The key issue in merging is knowing when two different topics (whether
in the same topic map or in different topic maps) represent the same
subject. If they do, you want to merge the topics so that they become
a single topic.

There are two ways to declare what the subject of your topic is:

  - if the subject is, say, a web page, you just point to it with a
    URI and say "that's my subject". The URI is then known as the
    subject address.

  - if the subject is a person or something else which is not digital
    (say "love") you obviously can't point at it. What you can do is
    to use a subject indicator, which is an information resource that
    describes the subject to a human. The URI of that resource then
    becomes a subject identifier since it identifies your subject.

The idea is that whenever two topics have the same subject identifier
or address they represent the same subject and must be merged. If they
don't they may *still* represent the same subject, but now you need
either application-specific information or human intervention to
determine it.

Of course, the problem here is that unless the parties merging topic
maps have had prior communication so that they use the same subject
identifiers their topic maps will not merge. There is an activity
known as the "published subjects" activity which is working on this
problem, essentially by leveraging existing code sets (ISO 3166, 639,
15924, Ethnologue, UNSPSC, UN Locode, etc etc etc) to create large
published subject sets with subject identifiers for all kinds of
subjects.

The idea is also that this allows anyone who wants to to sit down and
publish subject indicators for any domain they are interested in. This
requires very little effort, but can yield enormous interoperability
benefits since anyone can then use those indicators to identify their
subjects, without having to communicate directly.

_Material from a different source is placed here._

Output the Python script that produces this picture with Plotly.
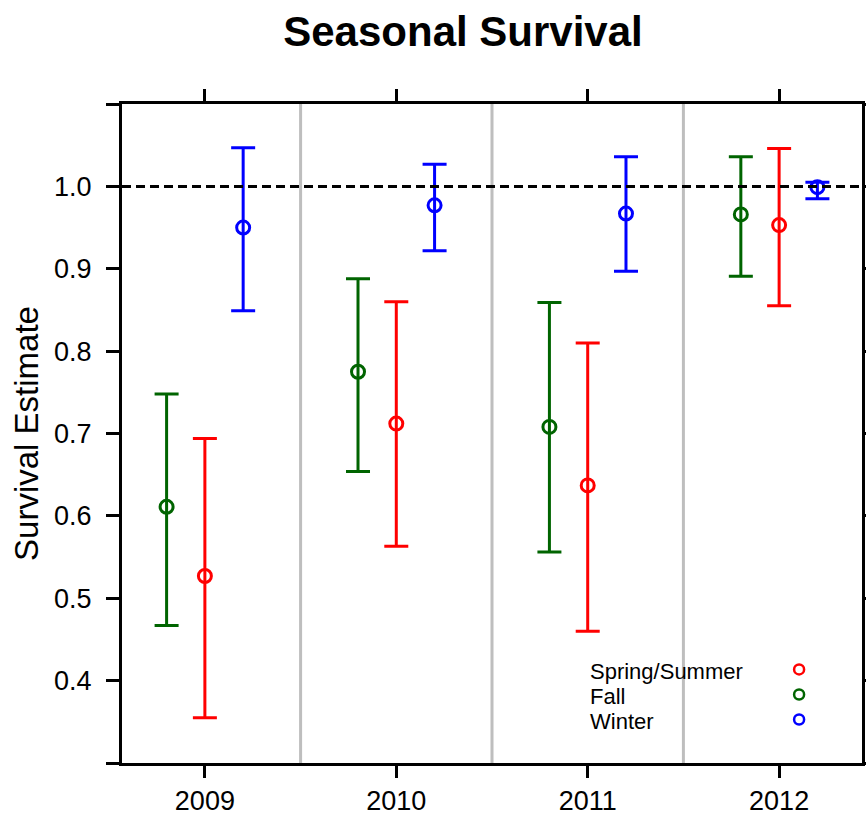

In fact, I personally do merging of topic maps almost every single
day. I do a lot of work on automatically generating topic maps, and
when doing so merging of previously generated topic maps, data from
different sources etc is enormously useful.

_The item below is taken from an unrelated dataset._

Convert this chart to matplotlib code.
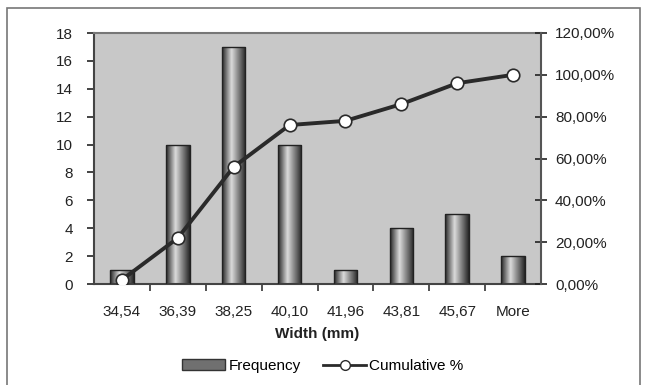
import numpy as np
import matplotlib
matplotlib.use("Agg")
import matplotlib.pyplot as plt
from matplotlib.patches import Rectangle
from matplotlib.lines import Line2D
from matplotlib.ticker import FuncFormatter, FixedLocator

plt.rcParams['font.family'] = ['Liberation Sans', 'DejaVu Sans']

bins = ['34,54', '36,39', '38,25', '40,10', '41,96', '43,81', '45,67', 'More']
frequency = [1, 10, 17, 10, 1, 4, 5, 2]
cumulative = [2, 22, 56, 76, 78, 86, 96, 100]

fig = plt.figure(figsize=(6.46, 3.85), dpi=100)
fig.patches.append(Rectangle((7/646, -0.01), 633/646, 1 - 8/385 + 0.01, transform=fig.transFigure,
                             fill=False, edgecolor='#777777', linewidth=1.2))
ax = fig.add_axes([94/646, 1-284/385, 447/646, 251/385])
ax.set_facecolor('#c8c8c8')

x = np.arange(len(bins))
w = 0.42
grad = np.concatenate([np.linspace(0.15, 0.85, 40), np.linspace(0.85, 0.15, 60)])
grad = grad.reshape(1, -1)
bars = ax.bar(x, frequency, width=w, facecolor='none', edgecolor='#222222', linewidth=1, zorder=3)
for b in bars:
    im = ax.imshow(grad, cmap='gray', vmin=0, vmax=1, aspect='auto', zorder=2,
                   extent=[b.get_x(), b.get_x() + b.get_width(), 0, b.get_height()])
    im.set_clip_path(b)

ax.set_xlim(-0.5, len(bins) - 0.5)
ax.set_ylim(0, 18)
ax.set_yticks(range(0, 19, 2))
ax.set_xticks(x)
ax.set_xticklabels(bins)
ax.xaxis.set_minor_locator(FixedLocator(np.arange(0.5, len(bins) - 0.5, 1)))
ax.tick_params(axis='x', which='major', length=0, pad=15, labelsize=11, colors='#222222')
ax.tick_params(axis='x', which='minor', length=5, width=1.2, direction='out', color='#333333')
ax.tick_params(axis='y', length=5, width=1.2, labelsize=11, colors='#222222', pad=10)
ax.set_xlabel('Width (mm)', fontsize=11, fontweight='bold', color='#222222', labelpad=6)

for s in ['left', 'bottom']:
    ax.spines[s].set_color('#444444')
    ax.spines[s].set_linewidth(1.5)
ax.spines['top'].set_color('#777777')
ax.spines['top'].set_linewidth(1.5)
ax.spines['right'].set_visible(False)

ax2 = ax.twinx()
ax2.plot(x, cumulative, color='#2a2a2a', linewidth=2.8, marker='o', markersize=9,
         markerfacecolor='white', markeredgecolor='#2a2a2a', markeredgewidth=1.2, zorder=5)
ax2.set_ylim(0, 120)
ax2.set_yticks(range(0, 121, 20))
ax2.yaxis.set_major_formatter(FuncFormatter(lambda v, p: f"{v:.2f}%".replace('.', ',')))
ax2.tick_params(axis='y', length=8, width=1.2, direction='inout', labelsize=11,
                colors='#222222', pad=6)
for s in ['left', 'top', 'bottom']:
    ax2.spines[s].set_visible(False)
ax2.spines['right'].set_color('#555555')
ax2.spines['right'].set_linewidth(1.5)

handles = [Rectangle((0, 0), 1, 1, facecolor='#707070', edgecolor='#333333'),
           Line2D([0], [0], color='#2a2a2a', linewidth=2, marker='o', markersize=7,
                  markerfacecolor='white', markeredgecolor='#2a2a2a')]
fig.legend(handles, ['Frequency', 'Cumulative %'], loc='center', bbox_to_anchor=(0.5, 1-366/385),
           ncol=2, frameon=False, fontsize=11, handlelength=2.8, handletextpad=0.2,
           columnspacing=1.5)

fig.savefig('out.png', dpi=100)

I could go on about this, but I'll stop here or nobody will ever read
all of this. :)

| Most of the obvious links I find for topic maps deals with the
| internal self-contained usage scenarios, not interoperability.

Admittedly, the topic maps literature is thin on documentation of that
issue. I'm hoping my upcoming XML.com article will alleviate that at
least slightly. (Which means this discussion is really useful for
me. :-)

| Also, are there defined protocols for exchanging chunks of these
| topicmap/thesaurus structures, or is it assumed that if I want to
| examine your topic map I'll download the whole thing?

Nobody expects you to do that, but on the other hand there is no
standard "Remote Topic Protocol" at the moment. Various experiments
have been done, but so far there is nothing really ready and tested.

I know Robert Barta of Bond University has experimented with that, and
I have the design and implementation of such a protocol in my head,
but there are quite a few things in the writing-down queue ahead of
it. I have the XTM Fragment Interchange part written down.

-- 
Lars Marius Garshol, Ontopian         <URL: http://www.ontopia.net >
ISO SC34/WG3, OASIS GeoLang TC        <URL: http://www.garshol.priv.no >